Christopher Tripler is an Assistant Professor in the science department at Endicott College; he holds a B.S. degree in Biology from the University of Connecticut, and a Ph. D. in Ecology from Idaho State University. His research focuses on understanding how forests grow, interact, and change from altered global climates. His previous work has examined the impacts of deer herbivory on forest succession in southern New England. He currently conducts research on the use of urban areas as surrogates for global climate change, the biogeochemistry of potassium; and the dynamics of forest ecosystems, especially across scales from stands to landscapes. His expanding interests include how human-dominated and disturbed systems act as models for understanding community dynamics, food webs, and forest diseases. Dr. Tripler has published several articles in the ecological arena and was a recipient of the Post-doctoral Minority Fellowship from the National Science Foundation while at the University of Louisville. He maintains collaborations with scientists at several institutions including the Institute of Ecosystem Studies (Millbrook, NY) and the University of Maryland Appalachian Labs (Frostburg, MD). He is also an active member within the Ecological Society of America, American Geophysical Union and other professional organizations. His future plans include expanding the research to include Endicott College students to pursue projects that will increase our understanding of forests locally and around the world.

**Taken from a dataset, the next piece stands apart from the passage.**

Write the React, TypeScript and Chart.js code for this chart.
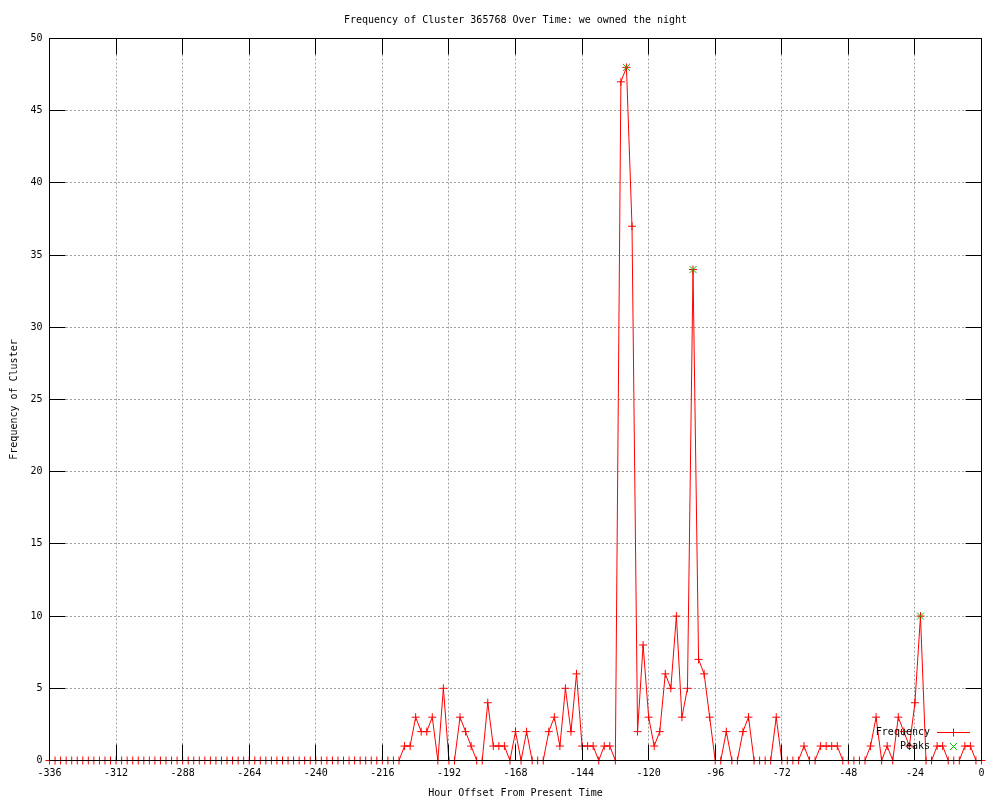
import React, { useEffect, useRef } from 'react';
import { Chart, registerables } from 'chart.js';

Chart.register(...registerables);

const FONT = "'DejaVu Sans Mono', 'Liberation Mono', monospace";

const TITLE = 'Frequency of Cluster 365768 Over Time: we owned the night';
const X_TITLE = 'Hour Offset From Present Time';
const Y_TITLE = 'Frequency of Cluster';

const hours = [
  -336, -334, -332, -330, -328, -326, -324, -322, -320, -318, -316, -314, -312, -310, -308, -306,
  -304, -302, -300, -298, -296, -294, -292, -290, -288, -286, -284, -282, -280, -278, -276, -274,
  -272, -270, -268, -266, -264, -262, -260, -258, -256, -254, -252, -250, -248, -246, -244, -242,
  -240, -238, -236, -234, -232, -230, -228, -226, -224, -222, -220, -218, -216, -214, -212, -210,
  -208, -206, -204, -202, -200, -198, -196, -194, -192, -190, -188, -186, -184, -182, -180, -178,
  -176, -174, -172, -170, -168, -166, -164, -162, -160, -158, -156, -154, -152, -150, -148, -146,
  -144, -142, -140, -138, -136, -134, -132, -130, -128, -126, -124, -122, -120, -118, -116, -114,
  -112, -110, -108, -106, -104, -102, -100, -98, -96, -94, -92, -90, -88, -86, -84, -82,
  -80, -78, -76, -74, -72, -70, -68, -66, -64, -62, -60, -58, -56, -54, -52, -50,
  -48, -46, -44, -42, -40, -38, -36, -34, -32, -30, -28, -26, -24, -22, -20, -18,
  -16, -14, -12, -10, -8, -6, -4, -2, 0,
];

const frequency = [
  0, 0, 0, 0, 0, 0, 0, 0, 0, 0, 0, 0, 0, 0, 0, 0,
  0, 0, 0, 0, 0, 0, 0, 0, 0, 0, 0, 0, 0, 0, 0, 0,
  0, 0, 0, 0, 0, 0, 0, 0, 0, 0, 0, 0, 0, 0, 0, 0,
  0, 0, 0, 0, 0, 0, 0, 0, 0, 0, 0, 0, 0, 0, 0, 0,
  1, 1, 3, 2, 2, 3,
  0, 5, 0, 0, 3, 2, 1, 0, 0, 4,
  1, 1, 1, 0, 2, 0, 2, 0, 0, 0,
  2, 3, 1, 5, 2, 6, 1, 1, 1, 0,
  1, 1, 0, 47, 48, 37, 2, 8, 3, 1,
  2, 6, 5, 10, 3, 5, 34, 7, 6, 3,
  0, 0, 2, 0, 0, 2, 3, 0, 0, 0,
  0, 3, 0, 0, 0, 0, 1, 0, 0, 1,
  1, 1, 1, 0, 0, 0, 0, 0, 1, 3,
  0, 1, 0, 3, 2, 1, 4, 10, 0, 0,
  1, 1, 0, 0, 0, 1, 1, 0, 0,
];

const peakHours = [-128, -104, -22];
const peakValues = [48, 34, 10];

const RED = '#ff0000';
const GREEN = '#00c000';

const titlePlugin = {
  id: 'gnuTitle',
  afterDraw(chart: any) {
    const { ctx, chartArea } = chart;
    ctx.save();
    ctx.font = `10px ${FONT}`;
    ctx.fillStyle = '#000';
    ctx.textAlign = 'center';
    ctx.textBaseline = 'middle';
    ctx.fillText(TITLE, (chartArea.left + chartArea.right) / 2, 20);
    ctx.restore();
  },
};

const framePlugin = {
  id: 'gnuFrame',
  afterDatasetsDraw(chart: any) {
    const { ctx, chartArea } = chart;
    const { left, top, right, bottom } = chartArea;
    const xs = chart.scales.x;
    const ys = chart.scales.y;
    const L = 16;
    ctx.save();
    ctx.strokeStyle = '#000';
    ctx.lineWidth = 1;
    ctx.beginPath();
    xs.ticks.forEach((t: any) => {
      const px = Math.floor(xs.getPixelForValue(t.value)) + 0.5;
      ctx.moveTo(px, bottom);
      ctx.lineTo(px, bottom - L);
      ctx.moveTo(px, top);
      ctx.lineTo(px, top + L);
    });
    ys.ticks.forEach((t: any) => {
      const py = Math.floor(ys.getPixelForValue(t.value)) + 0.5;
      ctx.moveTo(left, py);
      ctx.lineTo(left + L, py);
      ctx.moveTo(right, py);
      ctx.lineTo(right - L, py);
    });
    ctx.stroke();
    ctx.strokeRect(left, top, right - left, bottom - top);
    ctx.restore();
  },
};

const keyPlugin = {
  id: 'gnuKey',
  afterDraw(chart: any) {
    const { ctx } = chart;
    const datasets = chart.data.datasets;
    const textRight = 930;
    const sampleL = 937;
    const sampleR = 970;
    const markX = 953.5;
    const rows = [732.5, 746.5];
    ctx.save();
    ctx.font = `10px ${FONT}`;
    ctx.textAlign = 'right';
    ctx.textBaseline = 'middle';
    datasets.forEach((ds: any, i: number) => {
      const y = rows[i];
      ctx.fillStyle = '#000';
      ctx.fillText(ds.label, textRight, y);
      const color = ds.pointBorderColor;
      ctx.strokeStyle = color;
      ctx.lineWidth = 1;
      ctx.beginPath();
      if (ds.showLine !== false) {
        ctx.moveTo(sampleL, y);
        ctx.lineTo(sampleR, y);
      }
      if (ds.pointStyle === 'cross') {
        const r = ds.pointRadius;
        ctx.moveTo(markX - r, y);
        ctx.lineTo(markX + r, y);
        ctx.moveTo(markX, y - r);
        ctx.lineTo(markX, y + r);
      } else {
        const r = ds.pointRadius * Math.SQRT1_2;
        ctx.moveTo(markX - r, y - r);
        ctx.lineTo(markX + r, y + r);
        ctx.moveTo(markX - r, y + r);
        ctx.lineTo(markX + r, y - r);
      }
      ctx.stroke();
    });
    ctx.restore();
  },
};

export default function App() {
  const ref = useRef<HTMLCanvasElement>(null);

  useEffect(() => {
    const canvas = ref.current;
    if (!canvas) return;
    const font = { family: FONT, size: 10 };
    const chart = new Chart(canvas, {
      type: 'line',
      data: {
        datasets: [
          {
            label: 'Frequency',
            data: hours.map((h, i) => ({ x: h, y: frequency[i] })),
            borderColor: RED,
            borderWidth: 1,
            tension: 0,
            pointStyle: 'cross',
            pointRadius: 4,
            pointBorderWidth: 1,
            pointBorderColor: RED,
            pointBackgroundColor: RED,
            pointHoverRadius: 4,
            fill: false,
            clip: false,
            order: 1,
          } as any,
          {
            label: 'Peaks',
            data: peakHours.map((h, i) => ({ x: h, y: peakValues[i] })),
            showLine: false,
            borderColor: GREEN,
            pointStyle: 'crossRot',
            pointRadius: 5,
            pointBorderWidth: 1,
            pointBorderColor: GREEN,
            pointBackgroundColor: GREEN,
            pointHoverRadius: 5,
            clip: false,
            order: 0,
          } as any,
        ],
      },
      options: {
        responsive: false,
        maintainAspectRatio: false,
        devicePixelRatio: 1,
        animation: false,
        events: [],
        layout: { padding: { top: 38.5, right: 18.5, left: 0, bottom: 0 } },
        plugins: {
          legend: { display: false },
          title: { display: false },
          tooltip: { enabled: false },
        },
        scales: {
          x: {
            type: 'linear',
            min: -336,
            max: 0,
            afterFit: (s: any) => {
              s.height = 39.5;
            },
            ticks: {
              stepSize: 24,
              autoSkip: false,
              maxRotation: 0,
              padding: 7,
              color: '#000',
              font,
              callback: (v: any) => String(v),
            },
            grid: { color: '#a0a0a0', lineWidth: 1, drawTicks: false },
            border: { display: false, dash: [2, 2] },
            title: {
              display: true,
              text: X_TITLE,
              color: '#000',
              font,
              padding: { top: 0, bottom: 1 },
            },
          },
          y: {
            type: 'linear',
            min: 0,
            max: 50,
            afterFit: (s: any) => {
              s.width = 49.5;
            },
            ticks: {
              stepSize: 5,
              padding: 7,
              color: '#000',
              font,
            },
            grid: { color: '#a0a0a0', lineWidth: 1, drawTicks: false },
            border: { display: false, dash: [2, 2] },
            title: {
              display: true,
              text: Y_TITLE,
              color: '#000',
              font,
              padding: { top: 8, bottom: 0 },
            },
          },
        },
      } as any,
      plugins: [framePlugin, titlePlugin, keyPlugin],
    });
    return () => chart.destroy();
  }, []);

  return (
    <div
      style={{
        position: 'fixed',
        left: 0,
        top: 0,
        width: 1000,
        height: 800,
        background: '#ffffff',
      }}
    >
      <canvas ref={ref} width={1000} height={800} style={{ display: 'block', width: 1000, height: 800 }} />
    </div>
  );
}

Currently, I am working on the revitalization of the greenhouse space for future classroom and research needs. I think the greenhouse is a valuable space for the students to become involved in our growing science and biology programs, and will pay tremendous dividends to the students educational experience at Endicott College. I am also active in bringing research to the Environmental Studies program that can take advantage of some of the excellent ecological opportunities that abound on the campus of Endicott College. Among these exciting opportunities include the Chestnut tree monitoring project, the Forest Education Trail, and the Thissell Marsh Study.
On the National level: I continue to be involved in research of urban forests in Louisville, Kentucky as a way of independently verifying the impacts of global climate change on trees. I am interested in formulating collaborations with researchers in the Philippines and Mexico to look at the changes in forests due to global climate change at a global level.